Sunday sales' impact on highway safety a concern

Several metro Atlanta communities are already preparing to hold a vote in November

A traffic safety expert is warning Georgia cities to make sure they’re prepared for an uptick in drunken driving before they decide to let residents vote on the chance to buy alcohol in stores on Sundays.

To Bob Dallas, former head of the Governor’s Office on Highway Safety, that means more training for police to spot impaired drivers and local campaigns to make it clear offenders will be found.

“If people are drinking at home and run out of beer Sundays, they’ll be able to drive to the store to buy more,” he said. “That’s a threat to keeping your community safe.”

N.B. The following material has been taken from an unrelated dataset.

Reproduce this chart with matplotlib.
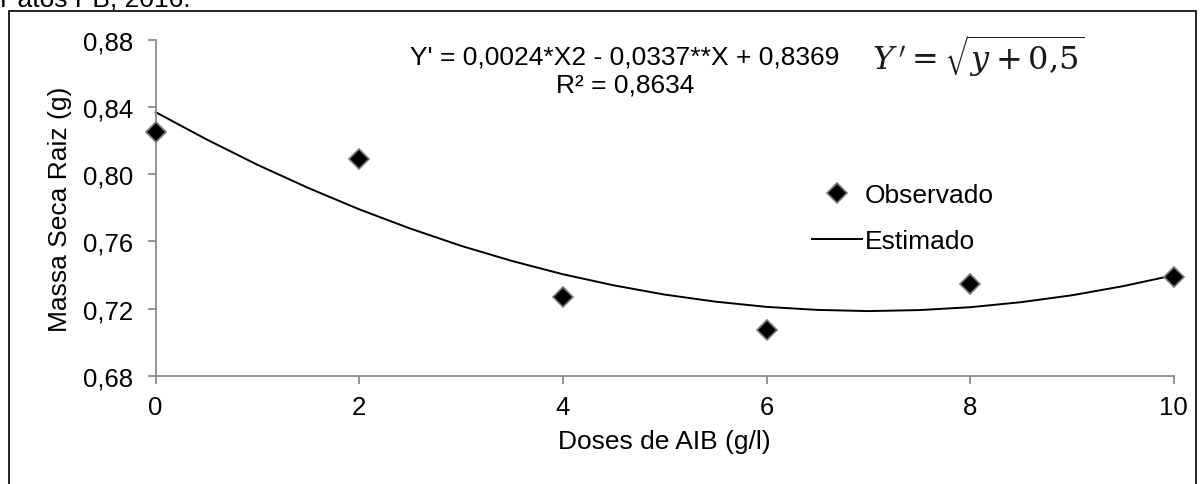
import matplotlib
matplotlib.use('Agg')
import matplotlib.pyplot as plt
from matplotlib.patches import Rectangle
from matplotlib.ticker import FuncFormatter

plt.rcParams['font.family'] = ['Liberation Sans', 'DejaVu Sans']
plt.rcParams['mathtext.fontset'] = 'dejavuserif'

# observed points
doses = [0, 2, 4, 6, 8, 10]
observado = [0.8253, 0.809, 0.7271, 0.7075, 0.7348, 0.739]

# estimated curve
x_est = [0, 0.5, 1, 1.5, 2, 2.5, 3, 3.5, 4, 4.5, 5, 5.5, 6, 6.5, 7, 7.5, 8, 8.5, 9, 9.5, 10]
estimado = [0.8369, 0.8207, 0.8056, 0.7918, 0.7791, 0.7677, 0.7574, 0.7484, 0.7405, 0.7339,
            0.7284, 0.7242, 0.7211, 0.7193, 0.7186, 0.7192, 0.7209, 0.7239, 0.728, 0.7334, 0.7399]

xticks = [0, 2, 4, 6, 8, 10]
yticks = [0.68, 0.72, 0.76, 0.80, 0.84, 0.88]

W, H = 1203, 485
fig = plt.figure(figsize=(12.03, 4.85), dpi=100)
ax = fig.add_axes([0.1294, 0.2227, 0.8463, 0.6934])

# outer frame
fig.patches.append(Rectangle((0.0075, -0.05), 0.9867, 1.025, transform=fig.transFigure,
                             fill=False, edgecolor='black', linewidth=1.2))
fig.text(0.0, 1 - 7 / H, 'Patos PB, 2016.', fontsize=19, ha='left', va='baseline')

ax.plot(x_est, estimado, color='black', linewidth=1.4, label='Estimado', clip_on=False, zorder=2)
ax.plot(doses, observado, linestyle='none', marker='D', markersize=10.5,
        markerfacecolor='black', markeredgecolor='#7a7a7a', markeredgewidth=1.2,
        label='Observado', clip_on=False, zorder=3)

ax.set_xlim(0, 10)
ax.set_ylim(0.68, 0.88)
ax.set_xticks(xticks)
ax.set_yticks(yticks)
ax.yaxis.set_major_formatter(FuncFormatter(lambda v, p: f'{v:.2f}'.replace('.', ',')))

for s in ['top', 'right']:
    ax.spines[s].set_visible(False)
for s in ['left', 'bottom']:
    ax.spines[s].set_color('#8c8c8c')
    ax.spines[s].set_linewidth(1.3)
ax.tick_params(colors='#8c8c8c', width=1.3, length=6, labelsize=18.5, labelcolor='black')
ax.tick_params(axis='x', pad=8)
ax.tick_params(axis='y', pad=10.5)

ax.set_xlabel('Doses de AIB (g/l)', fontsize=19, va='center')
ax.xaxis.set_label_coords(0.5, (377 - 442) / 336.3)
ax.set_ylabel('Massa Seca Raiz (g)', fontsize=19, va='center')
ax.yaxis.set_label_coords((60 - 155.7) / 1018, 0.5)

fig.text(625 / W, 1 - 58 / H, "Y' = 0,0024*X2 - 0,0337**X + 0,8369",
         fontsize=19, ha='center', va='center')
fig.text(625 / W, 1 - 86 / H, "R² = 0,8634", fontsize=19, ha='center', va='center')
fig.text(872 / W, 1 - 57 / H, r"$Y\,' = \sqrt{y + 0{,}5}$", fontsize=23,
         ha='left', va='center', color='#1a1a1a')

handles, labels = ax.get_legend_handles_labels()
ax.legend(handles[::-1], labels[::-1], loc='upper left', bbox_to_anchor=(0.645, 0.574),
          frameon=False, fontsize=19, handlelength=1.9, handletextpad=0.1,
          labelspacing=0.85, borderpad=0, borderaxespad=0)

fig.savefig('out.png', dpi=100)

Regional police agencies, though, downplay those worries. Many argue that their traffic patrols won’t change much if Sunday sales are allowed.

“We already hunt drunks 24 hours a day, 365 days a year,” Smyrna police Chief Stanley Hook said. “We will continue to pursue them.”

Dallas’ concerns echo that of some lawmakers who voted against allowing the retail sales of alcohol on Sundays.

But Dallas, who worked for Sonny Perdue when he was governor, said he is not opposed to Sunday sales the way Perdue was.

He supports his hometown of Dunwoody, for instance, to put the issue up for a vote as expected this fall. That’s because the city has a history of frowning on drinking and driving, he said.

Police Chief Billy Grogan said that culture is why two officers recently earned honors from MADD Georgia for making 107 DUI arrests between them last year. Other police agencies agreed that being known for cracking down on the problem is what matters when trying to keep roads safe.

Lawrenceville staked out its position early, launching a DUI task force in 1989. Capt. Jeff Smith likes to think that the 1,000 arrests the unit was making every year in the 1990s helped make a difference.

The city of 30,000 makes just half the number of drunken driving arrests these days.

“We’re still locking them up wholesale, but I’ve also overheard people saying they know better than to try it in Lawrenceville,” Smith said. “I like to think that reputation helps, but you never really know.”

It’s also unclear what impact, if any, Sunday sales have on traffic safety. A 2010 Drexel University study looked at alcohol-related fatalities in 13 states that eased or repealed Sunday liquor laws and found no evidence of an increase in road deaths.

In his opposition, though, Perdue cited a Robert Wood Johnson Foundation study that found a 42 percent jump in traffic deaths after New Mexico changed its laws.

University of Georgia economics lecturer Jason Rudbeck later co-wrote a study that disputed those figures, arguing that factors such as an increase in the speed limit were not considered. Rudbeck’s study also found no effect in traffic deaths from Sunday sales.

“I can’t address local culture, but studies do show that allowing for the availability of packaged alcohol on Sundays doesn’t do anything positively or negatively,” Rudbeck said.

Culture, then, may be the deciding factor. Several metro Atlanta communities, including Snellville and Woodstock, are already preparing to hold a vote in November. Many also participate in ongoing state highway safety programs.

Harris Blackwood, who replaced Dallas as director of the highway safety office, has continued efforts such as Highway Enforcement of Aggressive Traffic, or HEAT, and random checkpoints to tackle the issue.

Those sorts of zero-tolerance efforts are what MADD Georgia is emphasizing, even as the group has taken no stand on Sunday sales.

“If you buy it on a Tuesday or a Sunday, it doesn’t matter to us,” said the group’s director, Emily Clines. “Our mission is to let you know there is no excuse to get behind the wheel after you drink, whatever day it is.”